• _Directive_: Transcribe the full listing exactly, and drop every picture.

• _Data extract_:
•••

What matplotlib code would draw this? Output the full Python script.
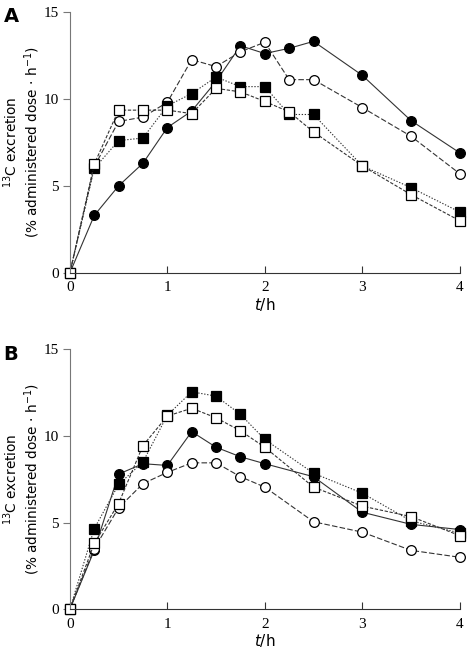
import matplotlib.pyplot as plt

# time points (h)
t_a = [0, 0.25, 0.5, 0.75, 1, 1.25, 1.5, 1.75, 2, 2.25, 2.5, 3, 3.5, 4]
t_b = [0, 0.25, 0.5, 0.75, 1, 1.25, 1.5, 1.75, 2, 2.5, 3, 3.5, 4]

# panel A
a_filled_circle = [0, 3.3, 5.0, 6.3, 8.35, 9.3, 11.0, 13.05, 12.6, 12.9, 13.3, 11.35, 8.75, 6.9]
a_open_circle = [0, 6.1, 8.7, 8.95, 9.8, 12.25, 11.85, 12.7, 13.25, 11.1, 11.1, 9.5, 7.85, 5.7]
a_filled_square = [0, 6.0, 7.6, 7.75, 9.6, 10.3, 11.25, 10.7, 10.7, 9.1, 9.1, 6.15, 4.9, 3.5]
a_open_square = [0, 6.25, 9.35, 9.35, 9.35, 9.15, 10.6, 10.4, 9.85, 9.25, 8.1, 6.15, 4.5, 3.0]

# panel B
b_filled_circle = [0, 3.4, 7.8, 8.4, 8.3, 10.25, 9.35, 8.8, 8.4, 7.65, 5.6, 4.9, 4.6]
b_open_circle = [0, 3.5, 5.85, 7.25, 7.9, 8.45, 8.45, 7.65, 7.05, 5.05, 4.45, 3.4, 3.0]
b_filled_square = [0, 4.65, 7.2, 8.5, 11.2, 12.55, 12.3, 11.25, 9.8, 7.85, 6.7, 5.1, 4.4]
b_open_square = [0, 3.8, 6.1, 9.45, 11.15, 11.6, 11.05, 10.3, 9.35, 7.05, 5.95, 5.35, 4.25]

fig = plt.figure(figsize=(4.72, 6.53), dpi=100)

panels = [
    ('A', [0.148, 0.582, 0.826, 0.400], t_a,
     [a_filled_circle, a_open_circle, a_filled_square, a_open_square]),
    ('B', [0.148, 0.067, 0.826, 0.398], t_b,
     [b_filled_circle, b_open_circle, b_filled_square, b_open_square]),
]

styles = [
    dict(marker='o', mfc='black', ls='-', ms=7),
    dict(marker='o', mfc='white', ls=(0, (5, 2)), ms=7),
    dict(marker='s', mfc='black', ls=(0, (1.2, 1.5)), ms=6.5),
    dict(marker='s', mfc='white', ls=(0, (3, 1.5)), ms=6.5),
]

for label, rect, t, series in panels:
    ax = fig.add_axes(rect)
    for vals, st in zip(series, styles):
        ax.plot(t, vals, color='#333333', lw=0.8, mec='black',
                mew=0.9, clip_on=False, **st)
    ax.set_xlim(0, 4)
    ax.set_ylim(0, 15)
    ax.set_xticks([0, 1, 2, 3, 4])
    ax.set_yticks([0, 5, 10, 15])
    ax.spines['top'].set_visible(False)
    ax.spines['right'].set_visible(False)
    ax.spines['left'].set_color('#777777')
    ax.spines['bottom'].set_color('#333333')
    ax.tick_params(axis='x', direction='in', length=5, color='#333333', pad=6)
    ax.tick_params(axis='y', direction='out', length=5, color='#777777', pad=3)
    for lab in ax.get_yticklabels() + ax.get_xticklabels():
        lab.set_fontfamily('Liberation Serif')
        lab.set_fontsize(11)
    ax.set_xlabel('$\\it{t}$/h', fontsize=11, labelpad=1)
    ax.set_ylabel('$^{13}$C excretion\n(% administered dose $\\cdot$ h$^{-1}$)',
                  fontsize=9.8, linespacing=1.15)
    ax.yaxis.set_label_coords(-0.072, 0.5)
    ax.text(-0.151, 0.98, label, transform=ax.transAxes, fontsize=14,
            fontweight='bold', ha='center', va='center')

fig.savefig('out.png', dpi=100)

•••

• _Written answer_:
What matplotlib code would draw this? Output the full Python script.
import matplotlib.pyplot as plt

# time points (h)
t_a = [0, 0.25, 0.5, 0.75, 1, 1.25, 1.5, 1.75, 2, 2.25, 2.5, 3, 3.5, 4]
t_b = [0, 0.25, 0.5, 0.75, 1, 1.25, 1.5, 1.75, 2, 2.5, 3, 3.5, 4]

# panel A
a_filled_circle = [0, 3.3, 5.0, 6.3, 8.35, 9.3, 11.0, 13.05, 12.6, 12.9, 13.3, 11.35, 8.75, 6.9]
a_open_circle = [0, 6.1, 8.7, 8.95, 9.8, 12.25, 11.85, 12.7, 13.25, 11.1, 11.1, 9.5, 7.85, 5.7]
a_filled_square = [0, 6.0, 7.6, 7.75, 9.6, 10.3, 11.25, 10.7, 10.7, 9.1, 9.1, 6.15, 4.9, 3.5]
a_open_square = [0, 6.25, 9.35, 9.35, 9.35, 9.15, 10.6, 10.4, 9.85, 9.25, 8.1, 6.15, 4.5, 3.0]

# panel B
b_filled_circle = [0, 3.4, 7.8, 8.4, 8.3, 10.25, 9.35, 8.8, 8.4, 7.65, 5.6, 4.9, 4.6]
b_open_circle = [0, 3.5, 5.85, 7.25, 7.9, 8.45, 8.45, 7.65, 7.05, 5.05, 4.45, 3.4, 3.0]
b_filled_square = [0, 4.65, 7.2, 8.5, 11.2, 12.55, 12.3, 11.25, 9.8, 7.85, 6.7, 5.1, 4.4]
b_open_square = [0, 3.8, 6.1, 9.45, 11.15, 11.6, 11.05, 10.3, 9.35, 7.05, 5.95, 5.35, 4.25]

fig = plt.figure(figsize=(4.72, 6.53), dpi=100)

panels = [
    ('A', [0.148, 0.582, 0.826, 0.400], t_a,
     [a_filled_circle, a_open_circle, a_filled_square, a_open_square]),
    ('B', [0.148, 0.067, 0.826, 0.398], t_b,
     [b_filled_circle, b_open_circle, b_filled_square, b_open_square]),
]

styles = [
    dict(marker='o', mfc='black', ls='-', ms=7),
    dict(marker='o', mfc='white', ls=(0, (5, 2)), ms=7),
    dict(marker='s', mfc='black', ls=(0, (1.2, 1.5)), ms=6.5),
    dict(marker='s', mfc='white', ls=(0, (3, 1.5)), ms=6.5),
]

for label, rect, t, series in panels:
    ax = fig.add_axes(rect)
    for vals, st in zip(series, styles):
        ax.plot(t, vals, color='#333333', lw=0.8, mec='black',
                mew=0.9, clip_on=False, **st)
    ax.set_xlim(0, 4)
    ax.set_ylim(0, 15)
    ax.set_xticks([0, 1, 2, 3, 4])
    ax.set_yticks([0, 5, 10, 15])
    ax.spines['top'].set_visible(False)
    ax.spines['right'].set_visible(False)
    ax.spines['left'].set_color('#777777')
    ax.spines['bottom'].set_color('#333333')
    ax.tick_params(axis='x', direction='in', length=5, color='#333333', pad=6)
    ax.tick_params(axis='y', direction='out', length=5, color='#777777', pad=3)
    for lab in ax.get_yticklabels() + ax.get_xticklabels():
        lab.set_fontfamily('Liberation Serif')
        lab.set_fontsize(11)
    ax.set_xlabel('$\\it{t}$/h', fontsize=11, labelpad=1)
    ax.set_ylabel('$^{13}$C excretion\n(% administered dose $\\cdot$ h$^{-1}$)',
                  fontsize=9.8, linespacing=1.15)
    ax.yaxis.set_label_coords(-0.072, 0.5)
    ax.text(-0.151, 0.98, label, transform=ax.transAxes, fontsize=14,
            fontweight='bold', ha='center', va='center')

fig.savefig('out.png', dpi=100)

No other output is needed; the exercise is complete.